> _Direction_
Using the data below, gather each line that includes the word "seaborn".

[Begin Data excerpt]

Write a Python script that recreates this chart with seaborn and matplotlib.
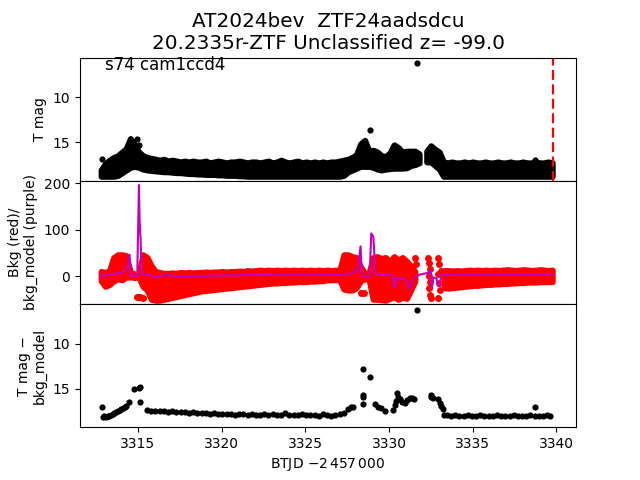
# Light curve summary: TESS mag, background and background-subtracted mag
import seaborn as sns
import matplotlib.pyplot as plt

# --- top panel: T mag (dense band read as bright/faint edges per time step) ---
top_t = [3312.80, 3313.05, 3313.30, 3313.55, 3313.80, 3314.05, 3314.30, 3314.55, 3314.80, 3315.05,
         3315.30, 3315.55, 3315.80, 3316.05, 3316.30, 3316.55, 3316.80, 3317.05, 3317.30, 3317.55,
         3317.80, 3318.05, 3318.30, 3318.55, 3318.80, 3319.05, 3319.30, 3319.55, 3319.80, 3320.05,
         3320.30, 3320.55, 3320.80, 3321.05, 3321.30, 3321.55, 3321.80, 3322.05, 3322.30, 3322.55,
         3322.80, 3323.05, 3323.30, 3323.55, 3323.80, 3324.05, 3324.30, 3324.55, 3324.80, 3325.05,
         3325.30, 3325.55, 3325.80, 3326.05, 3326.30, 3326.55, 3326.80, 3327.05, 3327.30, 3327.55,
         3327.80, 3328.05, 3328.30, 3328.55, 3328.80, 3329.05, 3329.30, 3329.55, 3329.80, 3330.05,
         3330.30, 3330.55, 3330.80, 3331.05, 3331.30, 3331.55, 3331.80,
         3332.25, 3332.50, 3332.75, 3333.00, 3333.25, 3333.50, 3333.75, 3334.00, 3334.25, 3334.50,
         3334.75, 3335.00, 3335.25, 3335.50, 3335.75, 3336.00, 3336.25, 3336.50, 3336.75, 3337.00,
         3337.25, 3337.50, 3337.75, 3338.00, 3338.25, 3338.50, 3338.75, 3339.00, 3339.25, 3339.50,
         3339.75]
top_hi = [18.1, 17.4, 17.0, 16.7, 16.5, 16.1, 15.7, 14.6, 15.3, 16.1,
          16.5, 16.7, 16.8, 16.9, 17.0, 16.9, 17.1, 17.0, 17.1, 17.2,
          17.1, 17.2, 17.1, 17.2, 17.2, 17.1, 17.3, 17.2, 17.1, 17.2,
          17.3, 17.2, 17.2, 17.1, 17.2, 17.3, 17.2, 17.2, 17.3, 17.2,
          17.1, 17.3, 17.2, 17.0, 17.2, 17.3, 17.2, 17.1, 17.3, 17.2,
          17.3, 17.2, 17.3, 17.2, 17.3, 17.2, 17.2, 17.1, 17.0, 16.9,
          16.7, 16.4, 15.2, 14.8, 16.0, 15.9, 16.1, 16.5, 16.6, 16.2,
          15.3, 15.6, 16.1, 16.0, 16.0, 16.0, 16.3,
          16.0, 15.4, 15.8, 16.1, 17.2, 17.3, 17.2, 17.3, 17.3, 17.2,
          17.3, 17.2, 17.3, 17.3, 17.2, 17.3, 17.3, 17.2, 17.3, 17.3,
          17.2, 17.3, 17.3, 17.2, 17.3, 17.3, 17.2, 17.3, 17.3, 17.2,
          17.3]
top_lo = [18.8, 18.8, 18.8, 18.8, 18.7, 18.4, 18.1, 17.8, 17.7, 17.8,
          18.0, 18.1, 18.15, 18.2, 18.25, 18.3, 18.3, 18.35, 18.4, 18.4,
          18.45, 18.5, 18.5, 18.55, 18.55, 18.6, 18.6, 18.6, 18.65, 18.65,
          18.7, 18.7, 18.7, 18.75, 18.75, 18.8, 18.8, 18.8, 18.8, 18.8,
          18.8, 18.8, 18.8, 18.8, 18.8, 18.8, 18.8, 18.8, 18.8, 18.8,
          18.8, 18.8, 18.8, 18.8, 18.8, 18.8, 18.8, 18.8, 18.7, 18.3,
          18.1, 17.9, 17.7, 17.7, 17.7, 17.8, 18.0, 18.1, 18.0, 17.95,
          17.9, 17.9, 17.9, 17.85, 17.6, 17.5, 17.3,
          17.2, 17.2, 17.6, 18.0, 18.8, 18.8, 18.8, 18.8, 18.8, 18.8,
          18.8, 18.8, 18.8, 18.8, 18.8, 18.8, 18.8, 18.8, 18.8, 18.8,
          18.8, 18.8, 18.8, 18.8, 18.8, 18.8, 18.8, 18.8, 18.8, 18.8,
          18.8]
# isolated points above the band
top_out_t = [3312.87, 3314.94, 3315.06, 3328.84, 3331.65, 3338.70]
top_out_mag = [16.9, 14.7, 15.3, 13.6, 6.2, 17.0]

# --- middle panel: background flux (red) and bkg model (purple) ---
mid_t = [3312.80, 3313.05, 3313.30, 3313.55, 3313.80, 3314.05, 3314.30, 3314.55, 3314.80, 3315.05,
         3315.30, 3315.55, 3315.80, 3316.05, 3316.30, 3316.55, 3316.80, 3317.05, 3317.30, 3317.55,
         3317.80, 3318.05, 3318.30, 3318.55, 3318.80, 3319.05, 3319.30, 3319.55, 3319.80, 3320.05,
         3320.30, 3320.55, 3320.80, 3321.05, 3321.30, 3321.55, 3321.80, 3322.05, 3322.30, 3322.55,
         3322.80, 3323.05, 3323.30, 3323.55, 3323.80, 3324.05, 3324.30, 3324.55, 3324.80, 3325.05,
         3325.30, 3325.55, 3325.80, 3326.05, 3326.30, 3326.55, 3326.80, 3327.05, 3327.30, 3327.55,
         3327.80, 3328.05, 3328.30, 3328.55, 3328.80, 3329.05, 3329.30, 3329.55, 3329.80, 3330.05,
         3330.30, 3330.55, 3330.80, 3331.05, 3331.30, 3331.55,
         3333.30, 3333.55, 3333.80, 3334.05, 3334.30, 3334.55, 3334.80, 3335.05, 3335.30, 3335.55,
         3335.80, 3336.05, 3336.30, 3336.55, 3336.80, 3337.05, 3337.30, 3337.55, 3337.80, 3338.05,
         3338.30, 3338.55, 3338.80, 3339.05, 3339.30, 3339.55, 3339.75]
mid_hi = [10, 8, 12, 40, 46, 46, 44, 8, 5, 5,
          46, 40, 22, 10, 8, 6, 6, 7, 6, 8,
          7, 8, 7, 8, 8, 9, 8, 9, 9, 10,
          9, 10, 10, 11, 10, 12, 11, 12, 13, 12,
          13, 12, 13, 12, 13, 12, 13, 12, 13, 12,
          13, 12, 13, 12, 13, 12, 13, 12, 46, 46,
          42, 40, 20, 6, 6, 40, 42, 38, 40, 30,
          42, 35, 40, 32, 22, 10,
          12, 12, 11, 12, 11, 12, 13, 12, 13, 12,
          13, 12, 13, 12, 13, 14, 13, 12, 13, 14,
          13, 12, 13, 14, 13, 12, 13]
mid_lo = [-10, -22, -18, -10, -6, -8, -2, -2, -3, -2,
          -22, -30, -50, -52, -52, -50, -48, -46, -44, -42,
          -40, -38, -36, -34, -32, -31, -30, -29, -28, -27,
          -26, -25, -24, -23, -22, -21, -20, -19, -18, -17,
          -16, -15, -15, -14, -14, -13, -13, -12, -12, -12,
          -11, -11, -10, -10, -8, -8, -8, -8, -28, -30,
          -30, -25, -10, -6, -6, -50, -50, -51, -52, -48,
          -45, -50, -45, -48, -30, -10,
          -25, -26, -25, -24, -23, -22, -21, -20, -20, -19,
          -18, -18, -17, -17, -16, -16, -15, -15, -14, -14,
          -13, -13, -13, -12, -12, -12, -12]
# scattered background points outside the band
mid_dot_t = [3314.93, 3315.05, 3315.15, 3315.28, 3328.35, 3328.50, 3331.55, 3331.62,
             3332.35, 3332.40, 3332.45, 3332.40, 3332.45, 3332.40, 3332.45, 3332.50,
             3332.95, 3333.00, 3332.95, 3333.00, 3333.05, 3332.95, 3333.10]
mid_dot_v = [-45, -46, -45, -47, -37, -37, 39, 25,
             40, 28, 15, 0, -12, -25, -40, -48,
             38, 25, 5, -15, -30, -48, 12]

bkg_t = [3312.75, 3313.51, 3314.10, 3314.37, 3314.50, 3314.55, 3314.96, 3315.06, 3315.10, 3315.16,
         3315.22, 3315.70, 3316.10, 3316.70, 3317.09, 3319.48, 3323.46, 3326.25, 3327.35, 3327.75,
         3328.14, 3328.30, 3328.38, 3328.84, 3328.94, 3329.06, 3329.10, 3329.18, 3330.14, 3330.24,
         3330.34, 3330.44, 3330.63, 3330.83, 3331.03, 3331.23, 3331.37, 3331.57, 3331.83, 3332.43,
         3332.49, 3332.56, 3332.64, 3332.84, 3332.92, 3333.04, 3333.12, 3335.00, 3337.50, 3339.75]
bkg_model = [0.6, 4, 8, 17, 46, 0.6, 0.6, 196, 121, 78,
             3, 3, -3, 4, -1, 1, 3.5, 4, 3, 6,
             13.5, 64, -1, -1, 92, 85, 64, 4, 3, -8,
             -26, -3, -8, -3, -12, -28, -12, -1, 3, 8,
             13.5, -26, -3, -5, -21, -21, 3, 4, 4, 4]

# --- bottom panel: T mag - bkg_model ---
bot_t = [3312.87, 3312.90, 3313.00, 3313.10, 3313.20, 3313.30, 3313.40, 3313.50, 3313.60, 3313.70,
         3313.80, 3313.90, 3314.00, 3314.10, 3314.20, 3314.30, 3314.45, 3314.75, 3315.05, 3315.10,
         3315.10,
         3315.55, 3315.80, 3316.05, 3316.30, 3316.55, 3316.80, 3317.05, 3317.30, 3317.55, 3317.80,
         3318.05, 3318.30, 3318.55, 3318.80, 3319.05, 3319.30, 3319.55, 3319.80, 3320.05, 3320.30,
         3320.55, 3320.80, 3321.05, 3321.30, 3321.55, 3321.80, 3322.05, 3322.30, 3322.55, 3322.80,
         3323.05, 3323.30, 3323.55, 3323.80, 3324.05, 3324.30, 3324.55, 3324.80, 3325.05, 3325.30,
         3325.55, 3325.80, 3326.05, 3326.30, 3326.55, 3326.80, 3327.05, 3327.30,
         3327.55, 3327.70, 3327.85, 3328.45, 3328.45, 3328.45, 3328.45, 3328.84, 3329.14, 3329.35,
         3329.50, 3329.74, 3330.24, 3330.34, 3330.44, 3330.50, 3330.55, 3330.64, 3330.80, 3330.93,
         3331.10, 3331.23, 3331.35, 3331.50, 3331.70, 3332.50, 3332.53, 3332.60, 3332.93, 3333.05,
         3333.12, 3333.20, 3333.30,
         3333.45, 3333.70, 3333.95, 3334.20, 3334.45, 3334.70, 3334.95, 3335.20, 3335.45, 3335.70,
         3335.95, 3336.20, 3336.45, 3336.70, 3336.95, 3337.20, 3337.45, 3337.70, 3337.95, 3338.20,
         3338.45, 3338.70, 3338.70, 3338.95, 3339.20, 3339.45, 3339.60]
bot_mag = [17.1, 18.2, 18.1, 18.2, 18.0, 18.0, 17.9, 17.85, 17.7, 17.6,
           17.5, 17.4, 17.3, 17.2, 17.0, 16.9, 16.5, 15.1, 14.9, 14.8,
           16.5,
           17.4, 17.45, 17.5, 17.55, 17.5, 17.6, 17.55, 17.6, 17.65, 17.6,
           17.7, 17.65, 17.7, 17.75, 17.7, 17.8, 17.75, 17.8, 17.85, 17.8,
           17.85, 17.9, 17.8, 17.85, 17.9, 17.85, 17.9, 17.95, 17.85, 17.9,
           17.8, 17.9, 17.95, 17.7, 17.9, 17.95, 17.9, 17.85, 17.95, 17.9,
           17.95, 18.0, 17.85, 17.9, 18.0, 17.95, 17.85, 17.7,
           17.25, 17.1, 17.0, 12.8, 15.7, 15.9, 16.7, 13.7, 16.75, 17.1,
           17.2, 17.5, 17.4, 16.8, 16.4, 15.55, 15.9, 16.2, 16.5, 16.6,
           16.3, 16.0, 16.1, 16.2, 6.3, 15.7, 15.9, 16.1, 16.2, 16.6,
           16.9, 17.3, 17.9,
           17.95, 18.0, 17.9, 18.0, 18.05, 17.95, 18.0, 18.05, 17.95, 18.0,
           18.05, 18.0, 17.95, 18.05, 18.0, 18.05, 17.95, 18.0, 18.05, 18.0,
           17.95, 17.1, 18.0, 18.05, 18.0, 17.95, 18.05]

t_peak_line = 3339.8


def band(ax, t, hi, lo, color):
    # dense cloud of overlapping points: fill between its edges, split at data gaps;
    # the thick outline of the same colour stands in for the point radius
    start = 0
    for i in range(1, len(t) + 1):
        if i == len(t) or t[i] - t[i - 1] > 0.3:
            ax.fill_between(t[start:i], hi[start:i], lo[start:i], facecolor=color,
                            edgecolor=color, linewidth=4.3, joinstyle='round')
            start = i


fig, axes = plt.subplots(3, 1, sharex=True, figsize=(6.4, 4.8))
plt.subplots_adjust(hspace=0)

# top panel
ax = axes[0]
band(ax, top_t, top_hi, top_lo, 'k')
sns.scatterplot(x=top_out_t, y=top_out_mag, color='k', s=20, linewidth=0, ax=ax)
ax.axvline(t_peak_line, color='r', linestyle=(0, (4.5, 2)), linewidth=1.6)
ax.set_ylim(19.3, 5.6)
ax.set_yticks([10, 15])
ax.set_ylabel("T mag")
ax.text(0.05, 0.9, "s74 cam1ccd4", transform=ax.transAxes, fontsize=12)
ax.set_title("AT2024bev  ZTF24aadsdcu\n20.2335r-ZTF Unclassified z= -99.0", fontsize='x-large')

# middle: background flux + model
ax = axes[1]
band(ax, mid_t, mid_hi, mid_lo, 'r')
sns.scatterplot(x=mid_dot_t, y=mid_dot_v, color='r', s=25, linewidth=0, ax=ax)
sns.lineplot(x=bkg_t, y=bkg_model, color='m', linewidth=1.5, ax=ax)
ax.set_ylim(-60, 205)
ax.set_yticks([0, 100, 200])
ax.set_ylabel("Bkg (red)/\nbkg_model (purple)")

# bottom: background-subtracted magnitude
ax = axes[2]
sns.scatterplot(x=bot_t, y=bot_mag, color='k', s=20, linewidth=0, ax=ax)
ax.set_ylim(19.3, 5.6)
ax.set_yticks([10, 15])
ax.set_ylabel("T mag \u2212\nbkg_model")
ax.set_xlim(3311.54, 3341.17)
ax.set_xlabel(r"BTJD $-2\,457\,000$")

plt.savefig('out.png', dpi=100)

[End Data excerpt]

> _Exercise solution_
Write a Python script that recreates this chart with seaborn and matplotlib.
import seaborn as sns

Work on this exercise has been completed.